Bernardo Bertolucci, dernier tango
Le cinéaste italien est décédé à l’âge de 77 ans. Marxiste hanté par Eros et Thanatos, il a créé une oeuvre passionnante et inégale, qui explore les travers de la nature humaine sur fond de bouleversements historiques. Du «Dernier Tango à Paris» à «Innoce
Marxiste hanté par la mort et le sexe, réalisateur scandaleux du «Dernier Tango à Paris» et de superproductions comme «1900», Bernardo Bertolucci est décédé à l’âge de 77 ans
Un Américain veuf (Marlon Brando, 48 ans) et une libertine française (Maria Schneider, 20 ans) se retrouvent dans un appartement parisien décati pour s’adonner corps et âme à la fornication. Ça se passait comme ça, quatre ans après 1968.
Eros et Thanatos mènent un pas de deux sulfureux dans Dernier Tango à Paris. Marlon Brando, comédien masochiste, y casse son image (il montre son cul au jury d’un concours de tango), sa jeune partenaire y brise sa vie. Sur le tournage, Maria Schneider a été abusée par le réalisateur et la star américaine. Ces agissements tardivement révélés tendent aujourd’hui à discréditer le film. Si le machisme qui l’anime est effectivement daté, l’oeuvre reste subversive – les amants refusant d’échanger leurs prénoms mais poussant des cris de bête pendant l’accouplement.
A l’époque, le film fait scandale. La scène dite «du beurre» affole les plus hautes autorités morales, jusqu’au Vatican. Bernardo Bertolucci est déchu de ses droits civiques, le film est interdit aux moins de 20 ans en Valais. Il y a quelques années, il a été projeté sur la Piazza Grande de Locarno. Il y avait des familles sur les balcons et les brames d’extase résonnaient jusqu’au fond des Centovalli, o tempora, o mores… Engagement et hédonisme
Ce brûlot ne doit pas occulter le reste de l’oeuvre, forte, passionnante, irritante, inégale. Né en 1941, fils de poète, assistant de Pasolini sur Accatone, Bernardo Bertolucci s’impose sur la scène cinématographique avec Prima della rivoluzione (1964), qui analyse les affres d’un jeune intellectuel tiraillé entre lutte des classes et aspiration à la vie bourgeoise, un dilemme que le cinéaste doit bien connaître, lui qui oscille entre engagement politique et hédonisme.
La stratégie de l’araignée enquête sur un complot, et Le conformiste (avec Jean-Louis Trintignant) décortique le désir de normalité qui mène au fascisme. Avec 1900 (Novecento), le cinéaste réunit Robert De Niro et Gérard Depardieu dans une superproduction américaine narrant l’histoire du communisme italien et de la société rurale au début du XXe siècle. L’insuccès de cette fresque déstabilise son auteur.

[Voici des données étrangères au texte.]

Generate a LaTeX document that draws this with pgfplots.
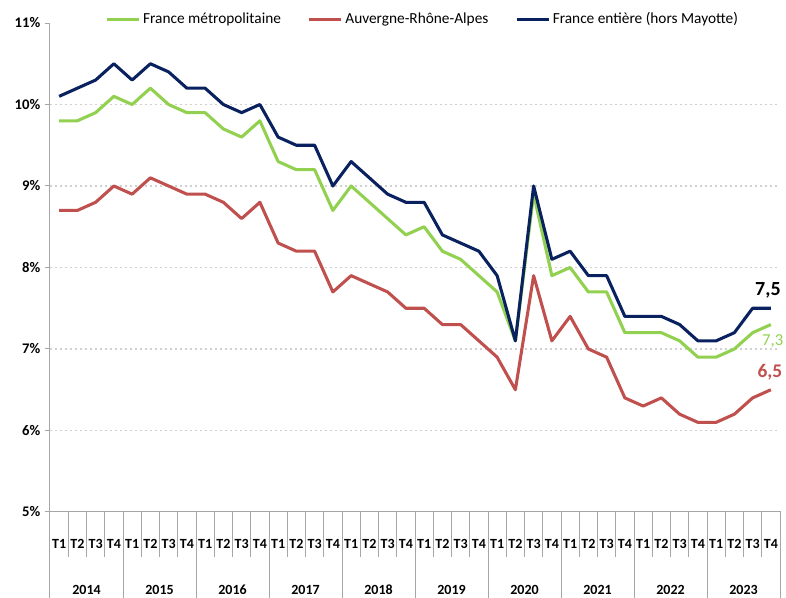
\documentclass[border=0pt]{standalone}
\usepackage{fontspec}
\setmainfont{Carlito}
\usepackage{pgfplots}
\pgfplotsset{compat=1.18}
\usepackage{pgfplotstable}
\definecolor{cgreen}{HTML}{92D050}
\definecolor{cred}{HTML}{C0504D}
\definecolor{cnavy}{HTML}{0A2160}
\definecolor{cax}{HTML}{A6A6A6}
\definecolor{cgrid}{HTML}{D0D0D0}

\pgfplotstableread{
x metro aura france
0 9.8 8.7 10.1
1 9.8 8.7 10.2
2 9.9 8.8 10.3
3 10.1 9.0 10.5
4 10.0 8.9 10.3
5 10.2 9.1 10.5
6 10.0 9.0 10.4
7 9.9 8.9 10.2
8 9.9 8.9 10.2
9 9.7 8.8 10.0
10 9.6 8.6 9.9
11 9.8 8.8 10.0
12 9.3 8.3 9.6
13 9.2 8.2 9.5
14 9.2 8.2 9.5
15 8.7 7.7 9.0
16 9.0 7.9 9.3
17 8.8 7.8 9.1
18 8.6 7.7 8.9
19 8.4 7.5 8.8
20 8.5 7.5 8.8
21 8.2 7.3 8.4
22 8.1 7.3 8.3
23 7.9 7.1 8.2
24 7.7 6.9 7.9
25 7.1 6.5 7.1
26 8.9 7.9 9.0
27 7.9 7.1 8.1
28 8.0 7.4 8.2
29 7.7 7.0 7.9
30 7.7 6.9 7.9
31 7.2 6.4 7.4
32 7.2 6.3 7.4
33 7.2 6.4 7.4
34 7.1 6.2 7.3
35 6.9 6.1 7.1
36 6.9 6.1 7.1
37 7.0 6.2 7.2
38 7.2 6.4 7.5
39 7.3 6.5 7.5
}\data

\begin{document}
\begin{tikzpicture}
\begin{axis}[
  scale only axis,
  width=547.5pt, height=366.75pt,
  xmin=-0.5, xmax=39.5,
  ymin=5, ymax=11,
  clip=false,
  axis line style={draw=none},
  xtick={0,...,39},
  xticklabels={T1,T2,T3,T4,T1,T2,T3,T4,T1,T2,T3,T4,T1,T2,T3,T4,T1,T2,T3,T4,T1,T2,T3,T4,T1,T2,T3,T4,T1,T2,T3,T4,T1,T2,T3,T4,T1,T2,T3,T4},
  xtick style={draw=none},
  xticklabel style={font=\bfseries\fontsize{10.5}{12}\selectfont, anchor=center, yshift=-20.25pt},
  extra x ticks={1.5,5.5,9.5,13.5,17.5,21.5,25.5,29.5,33.5,37.5},
  extra x tick labels={2014,2015,2016,2017,2018,2019,2020,2021,2022,2023},
  extra x tick style={xticklabel style={yshift=-34.5pt}, tick style={draw=none}},
  ytick={6,7,8,9,10},
  yticklabels={6\%,7\%,8\%,9\%,10\%},
  extra y ticks={5,11},
  extra y tick labels={5\%,11\%},
  extra y tick style={grid=none},
  ytick pos=left,
  tick align=outside,
  major tick length=3.75pt,
  ytick style={draw=cax, line width=0.75pt},
  yticklabel style={font=\bfseries\fontsize{11}{12}\selectfont, black},
  ymajorgrids,
  grid style={draw=cgrid, line width=0.9pt, dash pattern=on 1.5pt off 2.25pt},
  legend style={at={(0.511,1.008)}, anchor=center, draw=none, fill=none,
    font=\fontsize{11.5}{13}\selectfont, inner sep=0pt,
    /tikz/every even column/.append style={column sep=18pt}},
  legend columns=3,
  legend image code/.code={\draw[#1] (0pt,0pt) -- (24pt,0pt);},
  every axis plot/.append style={line width=2.3pt, line join=round},
]
\addplot[cgreen] table[x=x, y=metro] {\data};
\addlegendentry{France métropolitaine}
\addplot[cred] table[x=x, y=aura] {\data};
\addlegendentry{Auvergne-Rhône-Alpes}
\addplot[cnavy] table[x=x, y=france] {\data};
\addlegendentry{France entière (hors Mayotte)}
\node[font=\bfseries\fontsize{15}{15}\selectfont, text=black] at (axis cs:38.84,7.72) {7,5};
\node[font=\fontsize{12.5}{13}\selectfont, text=cgreen] at (axis cs:39.1,7.10) {7,3};
\node[font=\bfseries\fontsize{14.5}{15}\selectfont, text=cred] at (axis cs:38.95,6.71) {6,5};
\end{axis}
\begin{scope}[draw=cax, line width=0.75pt]
\draw (0,366.75pt) -- (0,-64.5pt);
\draw (0,0) -- (547.5pt,0) -- (547.5pt,-64.5pt);
\foreach \i in {1,...,39} \draw (\i*13.6875pt,0) -- ++(0,-33.75pt);
\foreach \i in {4,8,...,36} \draw (\i*13.6875pt,0) -- ++(0,-64.5pt);
\end{scope}
\pgfresetboundingbox
\path (-37.5pt,-64.5pt) rectangle (552pt,384pt);
\end{tikzpicture}
\end{document}
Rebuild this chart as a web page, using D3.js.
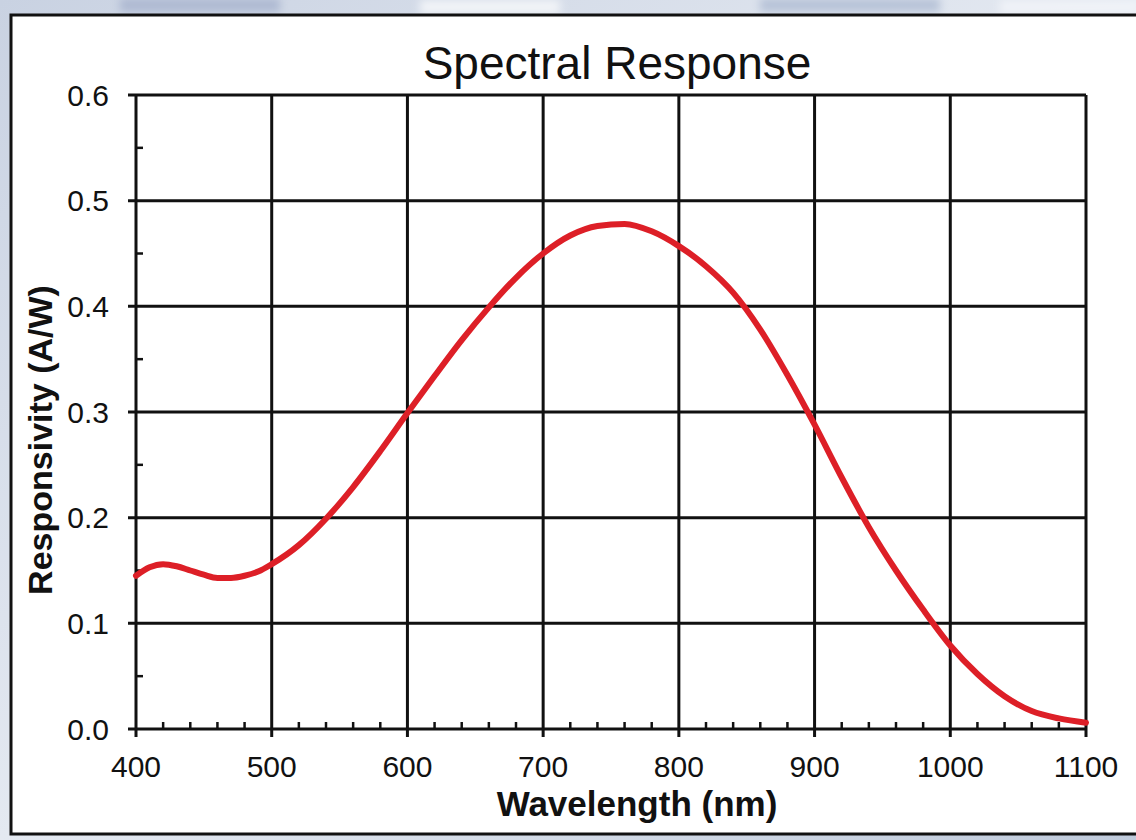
<!DOCTYPE html>
<html>
<head>
<meta charset="utf-8">
<script src="https://cdn.jsdelivr.net/npm/d3@7"></script>
<style>
  html, body { margin: 0; padding: 0; background: #dfe5ee; }
  svg { display: block; }
  text { font-family: "Liberation Sans", Arial, Helvetica, sans-serif; fill: #111; }
</style>
</head>
<body>
<svg id="chart" width="1136" height="840"></svg>
<script>
// Photodiode responsivity vs. wavelength
const wavelengths = [400, 410, 420, 430, 440, 450, 460, 470, 480, 490, 500, 520, 540, 560, 580,
                     600, 620, 640, 660, 680, 700, 720, 740, 760, 780, 800, 820, 840, 860,
                     880, 900, 920, 940, 960, 980, 1000, 1020, 1040, 1060, 1080, 1100];
const responsivity = [0.145, 0.153, 0.156, 0.154, 0.150, 0.146, 0.143, 0.143, 0.145, 0.149, 0.156, 0.174, 0.199, 0.229, 0.263,
                      0.299, 0.334, 0.368, 0.399, 0.427, 0.450, 0.467, 0.476, 0.478, 0.471, 0.457, 0.438, 0.413, 0.378,
                      0.335, 0.288, 0.238, 0.191, 0.150, 0.113, 0.079, 0.052, 0.031, 0.017, 0.010, 0.006];

const xTicks = [400, 500, 600, 700, 800, 900, 1000, 1100];
const yTicks = [0.0, 0.1, 0.2, 0.3, 0.4, 0.5, 0.6];
const xMinorTicks = d3.range(400, 1100, 20).filter(v => v % 100 !== 0);
const yMinorTicks = [0.05, 0.15, 0.25, 0.35, 0.45, 0.55];

const titleText = "Spectral Response";
const xTitle = "Wavelength (nm)";
const yTitle = "Responsivity (A/W)";

const svg = d3.select("#chart");
const W = 1136, H = 840;

// soft backdrop behind the card
const defs = svg.append("defs");
const bg = defs.append("linearGradient").attr("id", "bg").attr("x1", 0).attr("y1", 0).attr("x2", 1).attr("y2", 1);
bg.append("stop").attr("offset", "0%").attr("stop-color", "#c9d2e2");
bg.append("stop").attr("offset", "50%").attr("stop-color", "#e4e9f1");
bg.append("stop").attr("offset", "100%").attr("stop-color", "#bfcadb");
defs.append("filter").attr("id", "soft").append("feGaussianBlur").attr("stdDeviation", 4);
svg.append("rect").attr("width", W).attr("height", H).attr("fill", "url(#bg)");
const blobs = svg.append("g").attr("filter", "url(#soft)");
[[120, 4, 160, "#aeb9d2"], [420, 6, 140, "#f2f4f8"], [760, 4, 180, "#b7c3d8"], [1000, 6, 140, "#f0f3f8"]]
  .forEach(([bx, by, bw, c]) => blobs.append("rect").attr("x", bx).attr("y", by - 6).attr("width", bw).attr("height", 14).attr("fill", c));

// card
svg.append("rect")
  .attr("x", 11).attr("y", 15).attr("width", 1140).attr("height", 819)
  .attr("fill", "#ffffff").attr("stroke", "#111").attr("stroke-width", 3);

// plot area
const plotLeft = 136, plotRight = 1086, plotTop = 95, plotBottom = 729;
const x = d3.scaleLinear().domain([400, 1100]).range([plotLeft, plotRight]);
const y = d3.scaleLinear().domain([0, 0.6]).range([plotBottom, plotTop]);

const g = svg.append("g");

// grid lines
g.selectAll(".vgrid").data(xTicks).join("line")
  .attr("x1", d => x(d)).attr("x2", d => x(d))
  .attr("y1", plotTop).attr("y2", plotBottom + 8)
  .attr("stroke", "#111").attr("stroke-width", 3);
g.selectAll(".hgrid").data(yTicks).join("line")
  .attr("x1", plotLeft - 8).attr("x2", plotRight)
  .attr("y1", d => y(d)).attr("y2", d => y(d))
  .attr("stroke", "#111").attr("stroke-width", 3);

// minor ticks
g.selectAll(".xminor").data(xMinorTicks).join("line")
  .attr("x1", d => x(d)).attr("x2", d => x(d))
  .attr("y1", plotBottom).attr("y2", plotBottom - 7)
  .attr("stroke", "#111").attr("stroke-width", 2.5);
g.selectAll(".yminor").data(yMinorTicks).join("line")
  .attr("x1", plotLeft).attr("x2", plotLeft + 7)
  .attr("y1", d => y(d)).attr("y2", d => y(d))
  .attr("stroke", "#111").attr("stroke-width", 2.5);

// tick labels
g.selectAll(".xlab").data(xTicks).join("text")
  .attr("x", d => x(d)).attr("y", plotBottom + 48)
  .attr("text-anchor", "middle").attr("font-size", 30)
  .text(d => d);
g.selectAll(".ylab").data(yTicks).join("text")
  .attr("x", plotLeft - 27).attr("y", d => y(d)).attr("dy", "0.35em")
  .attr("text-anchor", "end").attr("font-size", 30)
  .text(d => d.toFixed(1));

// response curve
const line = d3.line()
  .x((d, i) => x(wavelengths[i]))
  .y(d => y(d))
  .curve(d3.curveMonotoneX);
g.append("path")
  .attr("d", line(responsivity))
  .attr("fill", "none").attr("stroke", "#dd1f27")
  .attr("stroke-width", 6).attr("stroke-linecap", "round").attr("stroke-linejoin", "round");

// titles
svg.append("text")
  .attr("x", 617).attr("y", 79)
  .attr("text-anchor", "middle").attr("font-size", 46)
  .text(titleText);
svg.append("text")
  .attr("x", 637).attr("y", 816)
  .attr("text-anchor", "middle").attr("font-size", 35).attr("font-weight", "bold")
  .text(xTitle);
svg.append("text")
  .attr("transform", `translate(52, ${(plotTop + plotBottom) / 2 + 28}) rotate(-90)`)
  .attr("text-anchor", "middle").attr("font-size", 34).attr("font-weight", "bold")
  .text(yTitle);
</script>
</body>
</html>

Fait au feu du marxisme, Bertolucci tâte de la psychanalyse dans La luna, romance trouble sur la relation incestueuse d’une mère et de son fils, puis, se détournant du matérialisme dialectique, part chercher l’inspiration dans le désert avec Un thé au Sahara (dérive létale d’un couple dans les dunes du temps immobile), puis en Extrême-Orient avec Le dernier empereur (le crépuscule de l’Empire chinois) et Little Buddha (le bouddhisme tibétain expliqué aux enfants américains). Cette trilogie ripolinée ne laissera pas grande trace dans l’histoire du 7e art.
La suite est pire, avec oeuvres tardives s’avachissant dans une forme de mélancolie libidineuse comme Stealing Beauty, dont l’enjeu est le dépucelage d’une jeune Américaine en Toscane, ou Innocents – The Dreamers, qui rejoue Mai 68 sur le mode crépusculaire. Mandalas de sable
Bernardo Bertolucci est mort à Rome, dans ce pays qui l’avait excommunié, qu’il avait fui et finalement retrouvé. En 1993, quand on lui demandait s’il croyait à la réincarnation, il répondait: «Je vois la réincarnation tibétaine comme la métaphore de cette révolte fondamentale: nous ne pouvons accepter notre finitude.» Il avait ajouté: «Je pense que les idées et les oeuvres peuvent aussi rester. Pas longtemps, parce que les films ne durent pas. Les films sont nos mandalas de sable, les symboles de l’impermanence.»